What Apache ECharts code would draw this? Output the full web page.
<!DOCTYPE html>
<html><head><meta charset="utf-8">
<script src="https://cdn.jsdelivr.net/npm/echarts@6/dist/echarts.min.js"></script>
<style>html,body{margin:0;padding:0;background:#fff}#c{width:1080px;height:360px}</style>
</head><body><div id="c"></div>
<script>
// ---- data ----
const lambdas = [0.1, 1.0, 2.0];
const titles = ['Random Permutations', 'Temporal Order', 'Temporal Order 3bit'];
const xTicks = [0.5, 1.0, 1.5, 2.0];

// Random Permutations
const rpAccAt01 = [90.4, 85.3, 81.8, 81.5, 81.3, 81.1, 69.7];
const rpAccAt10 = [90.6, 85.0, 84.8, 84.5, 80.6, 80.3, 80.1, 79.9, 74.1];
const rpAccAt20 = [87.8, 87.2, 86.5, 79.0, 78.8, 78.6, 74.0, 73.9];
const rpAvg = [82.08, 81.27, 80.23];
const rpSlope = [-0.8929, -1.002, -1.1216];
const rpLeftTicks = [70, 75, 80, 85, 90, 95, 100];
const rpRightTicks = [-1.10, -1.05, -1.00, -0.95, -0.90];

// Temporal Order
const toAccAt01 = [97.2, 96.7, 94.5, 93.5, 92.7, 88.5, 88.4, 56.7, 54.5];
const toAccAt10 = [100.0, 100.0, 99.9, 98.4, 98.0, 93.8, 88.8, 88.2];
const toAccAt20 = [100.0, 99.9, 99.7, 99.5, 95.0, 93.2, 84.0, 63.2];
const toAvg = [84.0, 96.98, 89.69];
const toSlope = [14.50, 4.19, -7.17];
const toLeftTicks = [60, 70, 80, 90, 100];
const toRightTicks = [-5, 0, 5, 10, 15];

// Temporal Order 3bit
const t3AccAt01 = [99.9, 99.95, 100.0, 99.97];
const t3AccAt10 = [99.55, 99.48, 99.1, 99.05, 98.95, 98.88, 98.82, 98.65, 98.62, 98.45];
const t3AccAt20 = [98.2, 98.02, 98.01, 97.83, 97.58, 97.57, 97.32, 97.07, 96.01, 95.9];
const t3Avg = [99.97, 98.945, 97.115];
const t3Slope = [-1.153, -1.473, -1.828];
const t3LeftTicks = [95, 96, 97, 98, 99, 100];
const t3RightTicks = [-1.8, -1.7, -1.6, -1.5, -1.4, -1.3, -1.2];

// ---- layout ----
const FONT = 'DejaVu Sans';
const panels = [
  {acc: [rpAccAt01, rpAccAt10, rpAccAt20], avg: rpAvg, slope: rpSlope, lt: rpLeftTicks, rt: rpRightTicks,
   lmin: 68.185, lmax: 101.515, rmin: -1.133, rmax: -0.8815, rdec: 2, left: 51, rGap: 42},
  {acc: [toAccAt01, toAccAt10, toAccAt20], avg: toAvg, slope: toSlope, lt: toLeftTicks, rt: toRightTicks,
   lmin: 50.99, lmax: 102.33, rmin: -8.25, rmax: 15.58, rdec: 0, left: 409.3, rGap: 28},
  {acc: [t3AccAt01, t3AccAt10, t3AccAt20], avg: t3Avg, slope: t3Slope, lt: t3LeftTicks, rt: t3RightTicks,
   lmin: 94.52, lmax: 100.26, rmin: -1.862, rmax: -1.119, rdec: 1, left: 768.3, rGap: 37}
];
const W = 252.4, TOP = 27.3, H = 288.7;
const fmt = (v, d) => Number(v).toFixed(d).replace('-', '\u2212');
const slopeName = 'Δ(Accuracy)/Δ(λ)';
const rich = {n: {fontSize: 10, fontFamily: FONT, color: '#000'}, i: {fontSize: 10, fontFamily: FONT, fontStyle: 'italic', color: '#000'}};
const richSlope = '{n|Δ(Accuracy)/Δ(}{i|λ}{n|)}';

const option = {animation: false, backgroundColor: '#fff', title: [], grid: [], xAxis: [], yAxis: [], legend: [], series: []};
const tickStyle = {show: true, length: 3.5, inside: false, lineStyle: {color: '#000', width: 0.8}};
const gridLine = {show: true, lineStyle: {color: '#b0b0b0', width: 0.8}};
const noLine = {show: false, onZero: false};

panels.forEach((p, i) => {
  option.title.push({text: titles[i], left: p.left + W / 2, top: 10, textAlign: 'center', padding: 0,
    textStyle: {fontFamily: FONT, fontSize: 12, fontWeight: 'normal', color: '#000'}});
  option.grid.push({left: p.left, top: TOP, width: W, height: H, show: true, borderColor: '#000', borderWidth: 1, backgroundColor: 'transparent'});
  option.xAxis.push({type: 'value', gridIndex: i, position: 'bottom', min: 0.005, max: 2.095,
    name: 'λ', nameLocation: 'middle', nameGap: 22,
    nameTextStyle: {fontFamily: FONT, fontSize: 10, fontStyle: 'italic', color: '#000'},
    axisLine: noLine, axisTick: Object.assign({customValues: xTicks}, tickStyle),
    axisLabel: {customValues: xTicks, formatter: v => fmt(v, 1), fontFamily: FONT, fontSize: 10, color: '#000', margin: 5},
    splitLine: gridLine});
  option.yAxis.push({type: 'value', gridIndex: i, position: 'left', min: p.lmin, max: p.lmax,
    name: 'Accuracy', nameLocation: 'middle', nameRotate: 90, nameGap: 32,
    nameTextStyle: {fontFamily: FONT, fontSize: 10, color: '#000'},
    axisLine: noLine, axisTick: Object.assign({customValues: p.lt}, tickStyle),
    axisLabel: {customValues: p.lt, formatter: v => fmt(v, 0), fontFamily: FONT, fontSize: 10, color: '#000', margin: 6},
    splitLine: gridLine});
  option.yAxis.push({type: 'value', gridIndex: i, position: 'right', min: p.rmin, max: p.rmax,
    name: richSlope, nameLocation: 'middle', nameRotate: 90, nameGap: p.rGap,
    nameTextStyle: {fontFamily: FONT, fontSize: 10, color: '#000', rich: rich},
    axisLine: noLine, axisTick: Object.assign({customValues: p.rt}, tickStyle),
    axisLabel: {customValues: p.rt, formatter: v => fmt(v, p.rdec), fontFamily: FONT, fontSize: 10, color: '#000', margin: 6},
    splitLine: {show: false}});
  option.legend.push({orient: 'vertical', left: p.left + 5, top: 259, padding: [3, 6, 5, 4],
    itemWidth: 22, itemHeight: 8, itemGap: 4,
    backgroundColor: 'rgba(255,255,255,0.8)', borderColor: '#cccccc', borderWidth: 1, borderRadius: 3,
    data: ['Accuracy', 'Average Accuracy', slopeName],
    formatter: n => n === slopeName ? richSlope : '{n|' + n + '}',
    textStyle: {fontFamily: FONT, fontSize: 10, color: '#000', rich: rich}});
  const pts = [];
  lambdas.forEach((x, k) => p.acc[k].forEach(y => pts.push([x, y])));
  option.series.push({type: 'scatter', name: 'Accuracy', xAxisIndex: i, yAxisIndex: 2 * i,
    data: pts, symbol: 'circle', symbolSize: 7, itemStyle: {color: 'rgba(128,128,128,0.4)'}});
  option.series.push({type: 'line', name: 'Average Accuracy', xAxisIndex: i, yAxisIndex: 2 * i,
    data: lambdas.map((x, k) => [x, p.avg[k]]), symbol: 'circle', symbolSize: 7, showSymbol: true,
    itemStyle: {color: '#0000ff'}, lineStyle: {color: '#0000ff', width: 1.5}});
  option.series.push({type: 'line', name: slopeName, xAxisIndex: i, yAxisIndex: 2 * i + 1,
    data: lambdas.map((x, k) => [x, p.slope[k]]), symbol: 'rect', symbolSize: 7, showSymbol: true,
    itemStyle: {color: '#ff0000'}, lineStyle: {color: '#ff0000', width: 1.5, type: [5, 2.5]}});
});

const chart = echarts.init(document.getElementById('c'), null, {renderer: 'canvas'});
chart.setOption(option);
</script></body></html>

——————

Goal of the exercise
Lines from the start of the material above through the line containing "const xTicks = [0.5, 1.0, 1.5, 2.0];" are to be duplicated exactly, and only those.

Answer for the task
What Apache ECharts code would draw this? Output the full web page.
<!DOCTYPE html>
<html><head><meta charset="utf-8">
<script src="https://cdn.jsdelivr.net/npm/echarts@6/dist/echarts.min.js"></script>
<style>html,body{margin:0;padding:0;background:#fff}#c{width:1080px;height:360px}</style>
</head><body><div id="c"></div>
<script>
// ---- data ----
const lambdas = [0.1, 1.0, 2.0];
const titles = ['Random Permutations', 'Temporal Order', 'Temporal Order 3bit'];
const xTicks = [0.5, 1.0, 1.5, 2.0];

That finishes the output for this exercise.